> [WHAT YOU ARE ASKED TO DO]: Among the entries that follow, locate the line with "Recreate this image" and the line with "const yMinor = [50, 70, 90, 120, 140, 160, 180];". Output those lines and all lines in between, exactly, minus the pictures.

Charts and diagrams as code:
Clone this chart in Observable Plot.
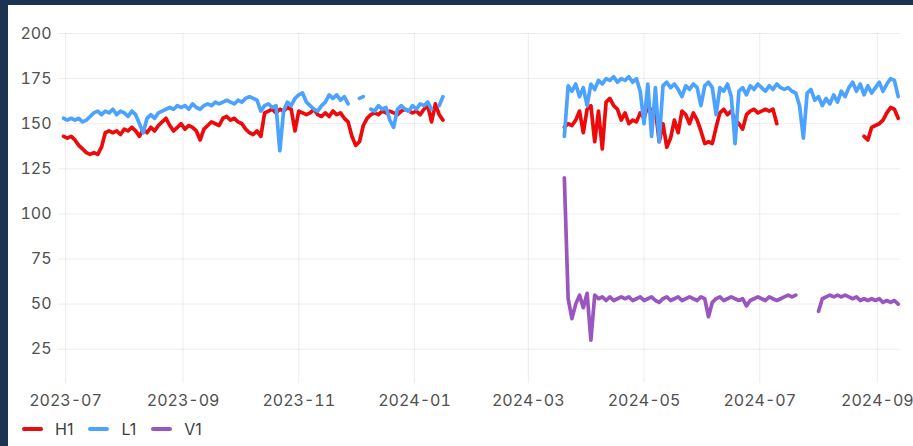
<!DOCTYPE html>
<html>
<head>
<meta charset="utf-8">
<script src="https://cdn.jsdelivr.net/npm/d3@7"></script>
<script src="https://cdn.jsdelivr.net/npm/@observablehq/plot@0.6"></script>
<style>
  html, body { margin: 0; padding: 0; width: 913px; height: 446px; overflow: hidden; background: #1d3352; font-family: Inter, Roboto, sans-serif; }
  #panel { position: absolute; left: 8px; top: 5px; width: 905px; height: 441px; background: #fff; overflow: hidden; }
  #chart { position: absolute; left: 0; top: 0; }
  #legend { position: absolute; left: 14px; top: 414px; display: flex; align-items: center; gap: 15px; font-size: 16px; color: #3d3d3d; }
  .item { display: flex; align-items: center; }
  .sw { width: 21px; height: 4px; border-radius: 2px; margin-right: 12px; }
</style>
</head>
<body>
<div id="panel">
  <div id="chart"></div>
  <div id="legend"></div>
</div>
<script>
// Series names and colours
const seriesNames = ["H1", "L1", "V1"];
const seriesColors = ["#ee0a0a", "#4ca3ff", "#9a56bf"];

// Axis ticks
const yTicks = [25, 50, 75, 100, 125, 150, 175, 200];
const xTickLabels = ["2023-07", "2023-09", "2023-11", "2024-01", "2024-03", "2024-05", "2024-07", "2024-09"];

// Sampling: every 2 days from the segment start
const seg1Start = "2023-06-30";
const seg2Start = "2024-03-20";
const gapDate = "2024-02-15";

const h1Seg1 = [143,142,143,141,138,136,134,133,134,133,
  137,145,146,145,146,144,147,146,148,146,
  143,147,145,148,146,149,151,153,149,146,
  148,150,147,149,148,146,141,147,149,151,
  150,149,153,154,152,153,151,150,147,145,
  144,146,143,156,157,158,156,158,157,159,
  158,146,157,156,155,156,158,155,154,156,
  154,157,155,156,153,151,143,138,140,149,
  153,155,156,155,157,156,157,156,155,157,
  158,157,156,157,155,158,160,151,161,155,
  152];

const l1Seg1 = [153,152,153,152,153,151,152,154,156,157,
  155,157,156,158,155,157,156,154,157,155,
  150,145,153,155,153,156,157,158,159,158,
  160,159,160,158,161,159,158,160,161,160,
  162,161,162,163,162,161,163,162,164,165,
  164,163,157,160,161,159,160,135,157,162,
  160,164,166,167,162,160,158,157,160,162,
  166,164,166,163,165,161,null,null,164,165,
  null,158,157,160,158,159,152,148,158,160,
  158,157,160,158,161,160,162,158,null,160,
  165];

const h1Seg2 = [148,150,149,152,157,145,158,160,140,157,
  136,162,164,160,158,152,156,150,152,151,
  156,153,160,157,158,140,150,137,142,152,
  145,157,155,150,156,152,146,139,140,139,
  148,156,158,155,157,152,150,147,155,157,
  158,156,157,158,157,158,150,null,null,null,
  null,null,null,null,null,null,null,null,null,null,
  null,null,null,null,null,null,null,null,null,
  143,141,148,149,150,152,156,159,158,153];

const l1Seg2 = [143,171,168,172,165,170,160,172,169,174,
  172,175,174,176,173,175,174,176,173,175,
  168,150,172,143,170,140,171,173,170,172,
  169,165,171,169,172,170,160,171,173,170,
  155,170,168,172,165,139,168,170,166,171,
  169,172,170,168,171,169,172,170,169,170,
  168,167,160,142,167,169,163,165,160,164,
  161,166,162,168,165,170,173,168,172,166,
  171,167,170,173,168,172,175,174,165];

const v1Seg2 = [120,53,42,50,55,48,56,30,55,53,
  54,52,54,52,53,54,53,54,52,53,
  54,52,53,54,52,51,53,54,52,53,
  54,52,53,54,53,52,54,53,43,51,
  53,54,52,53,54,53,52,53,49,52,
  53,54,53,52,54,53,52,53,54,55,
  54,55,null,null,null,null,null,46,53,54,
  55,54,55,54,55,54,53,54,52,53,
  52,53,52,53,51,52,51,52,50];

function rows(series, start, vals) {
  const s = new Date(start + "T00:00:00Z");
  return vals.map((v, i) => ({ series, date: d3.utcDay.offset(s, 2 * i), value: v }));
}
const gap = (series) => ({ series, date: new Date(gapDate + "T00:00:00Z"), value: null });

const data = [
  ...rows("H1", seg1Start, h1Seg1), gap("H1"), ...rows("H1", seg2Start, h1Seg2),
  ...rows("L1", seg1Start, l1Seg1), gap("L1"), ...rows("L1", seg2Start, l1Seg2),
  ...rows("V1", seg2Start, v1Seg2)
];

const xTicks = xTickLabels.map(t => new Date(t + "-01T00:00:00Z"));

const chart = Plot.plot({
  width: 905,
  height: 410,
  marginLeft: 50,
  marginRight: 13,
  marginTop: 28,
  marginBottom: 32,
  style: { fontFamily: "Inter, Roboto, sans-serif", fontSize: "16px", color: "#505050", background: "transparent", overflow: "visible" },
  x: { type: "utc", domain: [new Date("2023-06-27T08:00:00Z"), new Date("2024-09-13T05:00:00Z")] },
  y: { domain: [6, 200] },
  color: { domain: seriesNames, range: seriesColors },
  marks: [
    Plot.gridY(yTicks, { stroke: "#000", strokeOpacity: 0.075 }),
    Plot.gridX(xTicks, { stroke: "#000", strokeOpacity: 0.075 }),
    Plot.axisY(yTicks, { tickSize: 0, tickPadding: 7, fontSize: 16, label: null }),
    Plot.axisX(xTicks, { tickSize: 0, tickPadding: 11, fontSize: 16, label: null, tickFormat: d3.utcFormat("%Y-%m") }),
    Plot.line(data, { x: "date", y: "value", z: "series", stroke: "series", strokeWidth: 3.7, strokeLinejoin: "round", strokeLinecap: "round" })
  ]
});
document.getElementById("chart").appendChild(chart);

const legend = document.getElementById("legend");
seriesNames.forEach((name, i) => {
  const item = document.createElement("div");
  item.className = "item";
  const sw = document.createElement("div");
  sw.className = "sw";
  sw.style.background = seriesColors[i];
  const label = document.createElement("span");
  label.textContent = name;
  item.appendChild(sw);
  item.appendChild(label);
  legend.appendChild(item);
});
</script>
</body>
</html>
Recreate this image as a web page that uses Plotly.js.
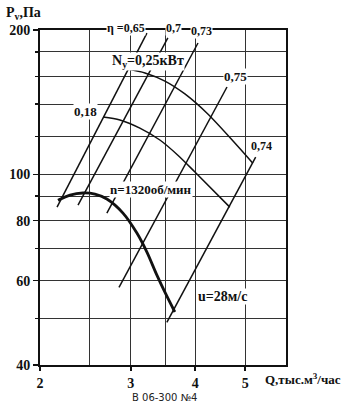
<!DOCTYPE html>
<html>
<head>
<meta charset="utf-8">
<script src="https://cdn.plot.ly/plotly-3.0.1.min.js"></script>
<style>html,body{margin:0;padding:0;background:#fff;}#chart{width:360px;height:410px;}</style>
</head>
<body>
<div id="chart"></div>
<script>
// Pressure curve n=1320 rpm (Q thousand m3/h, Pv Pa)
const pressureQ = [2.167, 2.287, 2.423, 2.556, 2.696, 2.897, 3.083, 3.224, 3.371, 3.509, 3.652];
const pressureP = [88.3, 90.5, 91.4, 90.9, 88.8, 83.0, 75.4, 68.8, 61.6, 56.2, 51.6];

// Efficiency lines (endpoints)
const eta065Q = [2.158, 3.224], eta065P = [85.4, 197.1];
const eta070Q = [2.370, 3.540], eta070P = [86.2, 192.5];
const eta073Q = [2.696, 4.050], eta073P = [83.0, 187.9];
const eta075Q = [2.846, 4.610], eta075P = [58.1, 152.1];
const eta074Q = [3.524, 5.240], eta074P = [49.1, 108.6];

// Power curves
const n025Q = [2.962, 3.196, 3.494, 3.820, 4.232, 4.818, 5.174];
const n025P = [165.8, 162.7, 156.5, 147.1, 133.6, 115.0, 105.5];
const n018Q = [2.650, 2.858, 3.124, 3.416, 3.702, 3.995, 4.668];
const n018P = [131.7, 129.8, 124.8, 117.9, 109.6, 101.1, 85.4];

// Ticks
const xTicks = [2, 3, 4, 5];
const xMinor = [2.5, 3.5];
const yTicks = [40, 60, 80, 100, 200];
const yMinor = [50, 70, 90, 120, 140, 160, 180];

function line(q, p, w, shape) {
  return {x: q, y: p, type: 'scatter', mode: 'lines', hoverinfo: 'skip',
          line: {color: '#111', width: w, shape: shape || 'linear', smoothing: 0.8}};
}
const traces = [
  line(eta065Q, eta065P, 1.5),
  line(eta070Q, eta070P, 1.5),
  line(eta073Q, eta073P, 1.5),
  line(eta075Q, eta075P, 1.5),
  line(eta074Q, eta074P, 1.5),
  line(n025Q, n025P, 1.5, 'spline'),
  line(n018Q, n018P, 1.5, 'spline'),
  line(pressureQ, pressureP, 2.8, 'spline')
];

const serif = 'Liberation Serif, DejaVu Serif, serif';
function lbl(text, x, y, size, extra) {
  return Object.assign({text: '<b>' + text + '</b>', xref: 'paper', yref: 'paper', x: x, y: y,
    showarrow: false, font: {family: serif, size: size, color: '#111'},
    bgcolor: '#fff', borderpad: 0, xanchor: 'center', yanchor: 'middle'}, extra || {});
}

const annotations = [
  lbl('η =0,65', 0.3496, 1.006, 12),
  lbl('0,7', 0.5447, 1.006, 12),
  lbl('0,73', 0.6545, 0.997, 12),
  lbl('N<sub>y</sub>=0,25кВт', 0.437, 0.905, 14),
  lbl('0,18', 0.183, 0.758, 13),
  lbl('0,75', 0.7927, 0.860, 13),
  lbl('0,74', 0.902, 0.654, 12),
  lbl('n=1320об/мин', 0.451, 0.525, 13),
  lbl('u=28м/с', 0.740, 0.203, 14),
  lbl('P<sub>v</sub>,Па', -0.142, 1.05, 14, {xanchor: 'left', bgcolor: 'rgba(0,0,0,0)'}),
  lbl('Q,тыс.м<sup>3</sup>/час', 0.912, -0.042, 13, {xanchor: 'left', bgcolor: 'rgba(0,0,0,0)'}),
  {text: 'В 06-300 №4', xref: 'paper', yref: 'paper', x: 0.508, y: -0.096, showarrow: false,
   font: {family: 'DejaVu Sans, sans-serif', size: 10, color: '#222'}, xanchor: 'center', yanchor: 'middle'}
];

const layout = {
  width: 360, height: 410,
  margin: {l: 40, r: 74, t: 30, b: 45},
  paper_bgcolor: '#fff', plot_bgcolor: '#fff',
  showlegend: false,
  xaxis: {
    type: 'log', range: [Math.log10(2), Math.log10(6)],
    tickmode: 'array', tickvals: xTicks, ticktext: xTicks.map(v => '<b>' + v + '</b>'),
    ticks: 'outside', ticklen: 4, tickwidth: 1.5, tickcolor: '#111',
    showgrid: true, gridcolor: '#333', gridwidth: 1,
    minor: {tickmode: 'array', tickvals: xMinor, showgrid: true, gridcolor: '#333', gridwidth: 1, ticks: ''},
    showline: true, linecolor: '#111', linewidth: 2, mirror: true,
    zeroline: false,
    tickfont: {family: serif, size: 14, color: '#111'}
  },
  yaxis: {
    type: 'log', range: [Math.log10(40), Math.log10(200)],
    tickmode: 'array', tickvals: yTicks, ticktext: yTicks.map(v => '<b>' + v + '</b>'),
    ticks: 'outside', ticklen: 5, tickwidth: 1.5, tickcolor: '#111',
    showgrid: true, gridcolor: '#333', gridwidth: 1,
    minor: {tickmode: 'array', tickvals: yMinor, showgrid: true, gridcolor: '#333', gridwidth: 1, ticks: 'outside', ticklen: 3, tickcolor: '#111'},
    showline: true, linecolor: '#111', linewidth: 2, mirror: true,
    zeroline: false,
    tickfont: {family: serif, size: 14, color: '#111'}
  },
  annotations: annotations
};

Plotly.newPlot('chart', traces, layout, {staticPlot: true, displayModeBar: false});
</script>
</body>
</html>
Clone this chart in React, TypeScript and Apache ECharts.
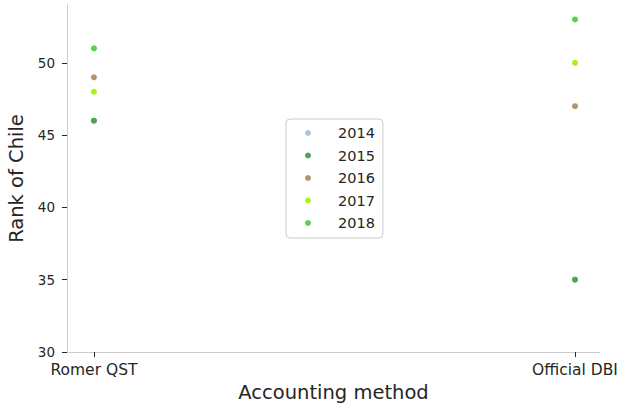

> [ANSWER TO THE EXERCISE]:
Recreate this image as a web page that uses Plotly.js.
<!DOCTYPE html>
<html>
<head>
<meta charset="utf-8">
<script src="https://cdn.plot.ly/plotly-3.0.1.min.js"></script>
<style>html,body{margin:0;padding:0;background:#fff;}#chart{width:360px;height:410px;}</style>
</head>
<body>
<div id="chart"></div>
<script>
// Pressure curve n=1320 rpm (Q thousand m3/h, Pv Pa)
const pressureQ = [2.167, 2.287, 2.423, 2.556, 2.696, 2.897, 3.083, 3.224, 3.371, 3.509, 3.652];
const pressureP = [88.3, 90.5, 91.4, 90.9, 88.8, 83.0, 75.4, 68.8, 61.6, 56.2, 51.6];

// Efficiency lines (endpoints)
const eta065Q = [2.158, 3.224], eta065P = [85.4, 197.1];
const eta070Q = [2.370, 3.540], eta070P = [86.2, 192.5];
const eta073Q = [2.696, 4.050], eta073P = [83.0, 187.9];
const eta075Q = [2.846, 4.610], eta075P = [58.1, 152.1];
const eta074Q = [3.524, 5.240], eta074P = [49.1, 108.6];

// Power curves
const n025Q = [2.962, 3.196, 3.494, 3.820, 4.232, 4.818, 5.174];
const n025P = [165.8, 162.7, 156.5, 147.1, 133.6, 115.0, 105.5];
const n018Q = [2.650, 2.858, 3.124, 3.416, 3.702, 3.995, 4.668];
const n018P = [131.7, 129.8, 124.8, 117.9, 109.6, 101.1, 85.4];

// Ticks
const xTicks = [2, 3, 4, 5];
const xMinor = [2.5, 3.5];
const yTicks = [40, 60, 80, 100, 200];
const yMinor = [50, 70, 90, 120, 140, 160, 180];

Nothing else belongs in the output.